Barron’s Analyst Recommends RCN Cable (RCNI)-50% upside
Posted on Saturday, June 21st, 2008 | In Current Market News, Stocks to WatchNeil Martin, analyst/reporter at Barron’s recommended RCN (RCNI) in this week’s Barron’s:
a. Annual sales of $636 million, RCN is tiny compared with Comcast, which has 24.7 million subscribers and annual sales of $30.9 billion, or Time Warner, with 14.7 million customers and $16.0 billion in yearly sales.
b. But, established a profitable niche by offering more appealing packages and pricing, providing better service and standing as an alternative for customers who don’t like dealing with the big guys like Comcast or Time Warner.
c.RCN network essentially is the same type of fiberoptic system that Verizon is building nationwide under the FiOS brand name. Such networks are faster, more reliable, easier to maintain and more efficient than the standard partial copper-wire or DSL systems that many telcos provide.
d. Like many telecoms during and after the telecom bubble, RCN struggled under a heavy debt load — so heavy that it was forced to file for bankruptcy protection for seven months in 2004. RCN emerged from bankruptcy with its network essentially intact, new management, about 64% less debt, a leaner workforce and renewed confidence that it could take on its big rivals. In March 2005, its stock was relisted on Nasdaq.
e. Yet, typical of telecom and cable operators who in their early years borrow and spend hundreds of millions of dollars to establish their systems, RCN has yet to post net income since emerging from bankruptcy. BUT, revenue is rising: It jumped 9%, to $636 million, in 2007 and, management says, could hit $740 million this year. The company’s Ebitda — earn-ings before interest, taxes, depreciation and amortization, a cash-flow measure that analysts use to gauge cable companies — rose 24% last year, to $156 million, and is likely to be as much as $200 million in 2008.
f.
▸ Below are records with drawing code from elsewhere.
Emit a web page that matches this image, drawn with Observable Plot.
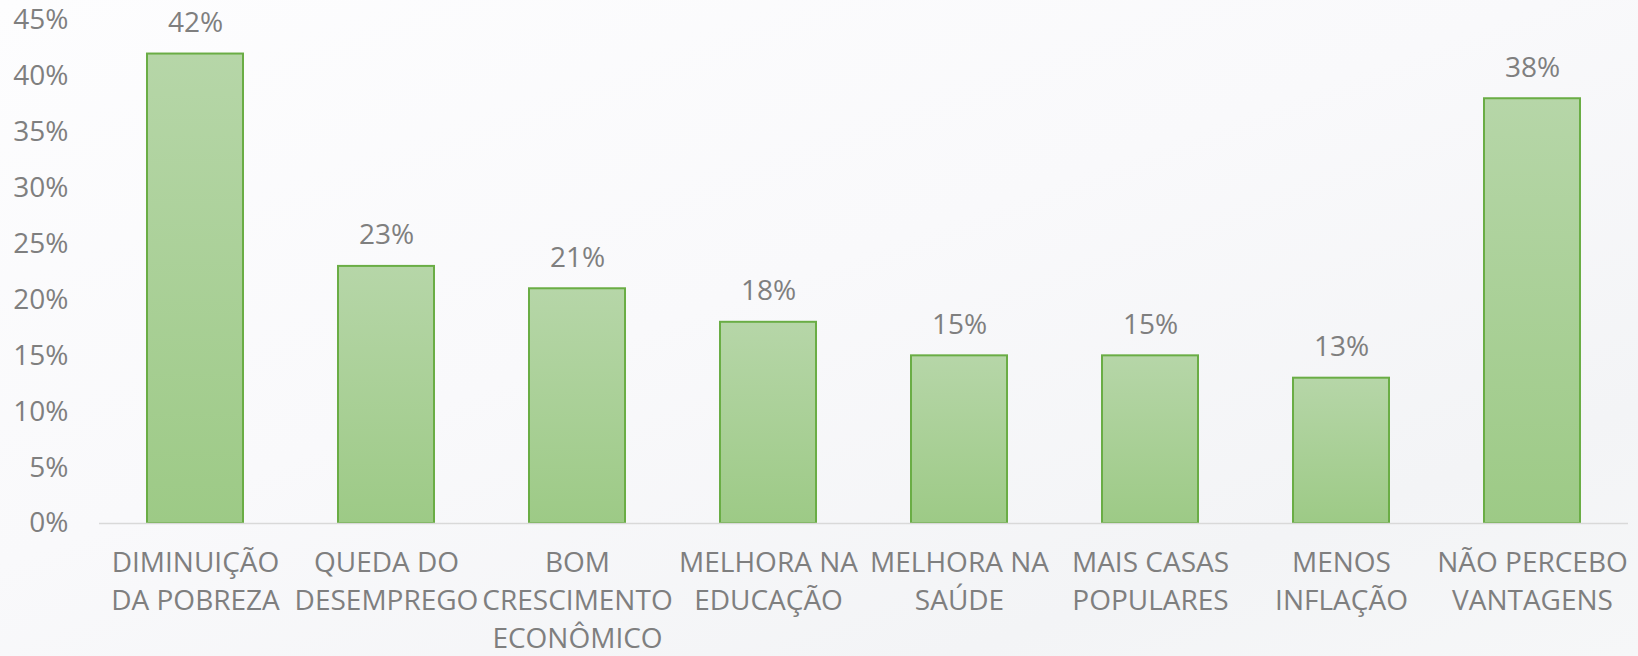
<!DOCTYPE html>
<html>
<head>
<meta charset="utf-8">
<script src="https://cdn.jsdelivr.net/npm/d3@7"></script>
<script src="https://cdn.jsdelivr.net/npm/@observablehq/plot@0.6"></script>
<style>
  html, body { margin: 0; padding: 0; }
  body {
    width: 1638px; height: 656px; overflow: hidden;
    background: linear-gradient(160deg, #fdfdfe 0%, #f9f9fb 45%, #f3f4f6 80%, #f6f7f8 100%);
    font-family: "Open Sans", sans-serif;
  }
  svg { display: block; background: transparent; }
</style>
</head>
<body>
<div id="chart"></div>
<script>
const categories = [
  "DIMINUIÇÃO\nDA POBREZA",
  "QUEDA DO\nDESEMPREGO",
  "BOM\nCRESCIMENTO\nECONÔMICO",
  "MELHORA NA\nEDUCAÇÃO",
  "MELHORA NA\nSAÚDE",
  "MAIS CASAS\nPOPULARES",
  "MENOS\nINFLAÇÃO",
  "NÃO PERCEBO\nVANTAGENS"
];
const values = [42, 23, 21, 18, 15, 15, 13, 38];
const yTicks = [0, 5, 10, 15, 20, 25, 30, 35, 40, 45];

const data = categories.map((c, i) => ({category: c, value: values[i]}));

const textColor = "#7f7f7f";

const chart = Plot.plot({
  width: 1638,
  height: 656,
  marginLeft: 99,
  marginRight: 10,
  marginTop: 20,
  marginBottom: 133,
  style: {fontFamily: "Open Sans, sans-serif", fontSize: "28px", color: textColor, background: "transparent"},
  x: {domain: categories, paddingInner: 0.5, paddingOuter: 0.25, axis: null},
  y: {domain: [0, 45], axis: null},
  marks: [
    () => {
      const ns = "http://www.w3.org/2000/svg";
      const defs = document.createElementNS(ns, "defs");
      defs.innerHTML = `<linearGradient id="barGrad" x1="0" y1="0" x2="0" y2="1">
          <stop offset="0%" stop-color="#b6d6a8"/>
          <stop offset="100%" stop-color="#9dca86"/>
        </linearGradient>`;
      return defs;
    },
    Plot.axisY(yTicks, {
      tickSize: 0, tickPadding: 31, tickFormat: d => d + "%",
      fill: textColor, fontSize: 28, label: null
    }),
    Plot.barY(data, {
      x: "category", y: "value",
      fill: "url(#barGrad)", stroke: "#6aad45", strokeWidth: 2
    }),
    Plot.ruleY([0], {stroke: "#d9d9d9", strokeWidth: 1.5}),
    Plot.text(data, {
      x: "category", y: "value", text: d => d.value + "%",
      dy: -31, lineAnchor: "middle", fill: textColor, fontSize: 28
    }),
    Plot.text(data, {
      x: "category", text: "category", frameAnchor: "bottom",
      dy: 21, lineAnchor: "top", lineHeight: 1.36, fill: textColor, fontSize: 28
    })
  ]
});
document.getElementById("chart").appendChild(chart);
</script>
</body>
</html>
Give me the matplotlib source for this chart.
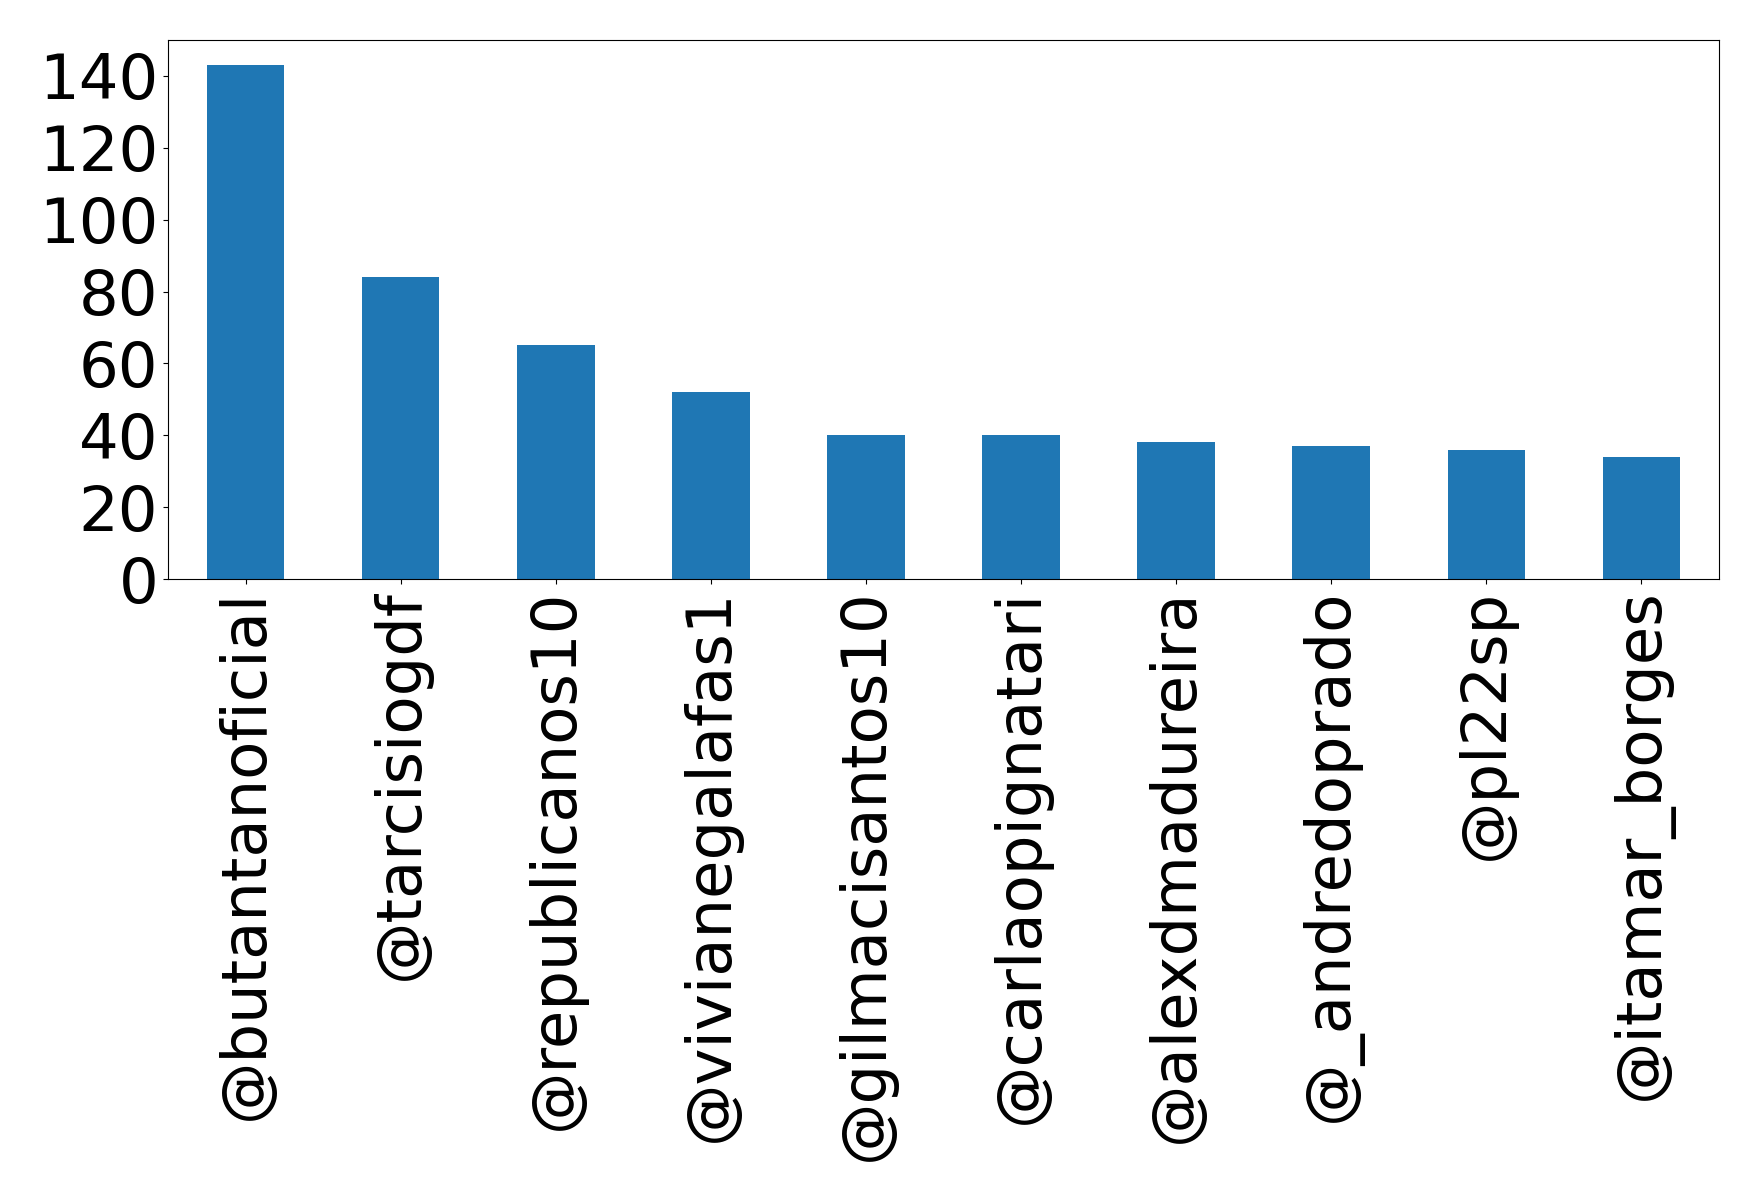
import matplotlib
matplotlib.use('Agg')
import matplotlib.pyplot as plt

# Data
users = ['@butantanoficial', '@tarcisiogdf', '@republicanos10', '@vivianegalafas1',
         '@gilmacisantos10', '@carlaopignatari', '@alexdmadureira', '@_andredoprado',
         '@pl22sp', '@itamar_borges']
counts = [143, 84, 65, 52, 40, 40, 38, 37, 36, 34]

fig = plt.figure(figsize=(17.58, 12.01), dpi=100)
ax = fig.add_axes([168 / 1758, 1 - 579 / 1201, (1719 - 168) / 1758, (579 - 40) / 1201])

ax.bar(range(len(users)), counts, width=0.5, color='#1f77b4')
ax.set_xlim(-0.5, len(users) - 0.5)
ax.set_ylim(0, 150)
ax.set_yticks(range(0, 141, 20))
ax.set_xticks(range(len(users)))
ax.set_xticklabels(users, rotation=90)
ax.tick_params(labelsize=45)

fig.savefig('out.png', dpi=100)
At a recent price of 11.21, RCN’s common was 60% below its May 2007 high of 29. One factor in the decline has been hedge funds exiting the stock due to the subprime mess, which creates an opportunity.
g. Most analysts and money managers who’ve attempted a sum-of-the-parts valuation believe the stock is worth “north of 20.”
h. RCN looks like an attractive takeover target for a big rival like Verizon or Time Warner.
Conclusion:
RCN’s stock, which is now trading at less than half its May 2007 high, could rise more than 50% over the next year, and perhaps double in a takeover scenerio.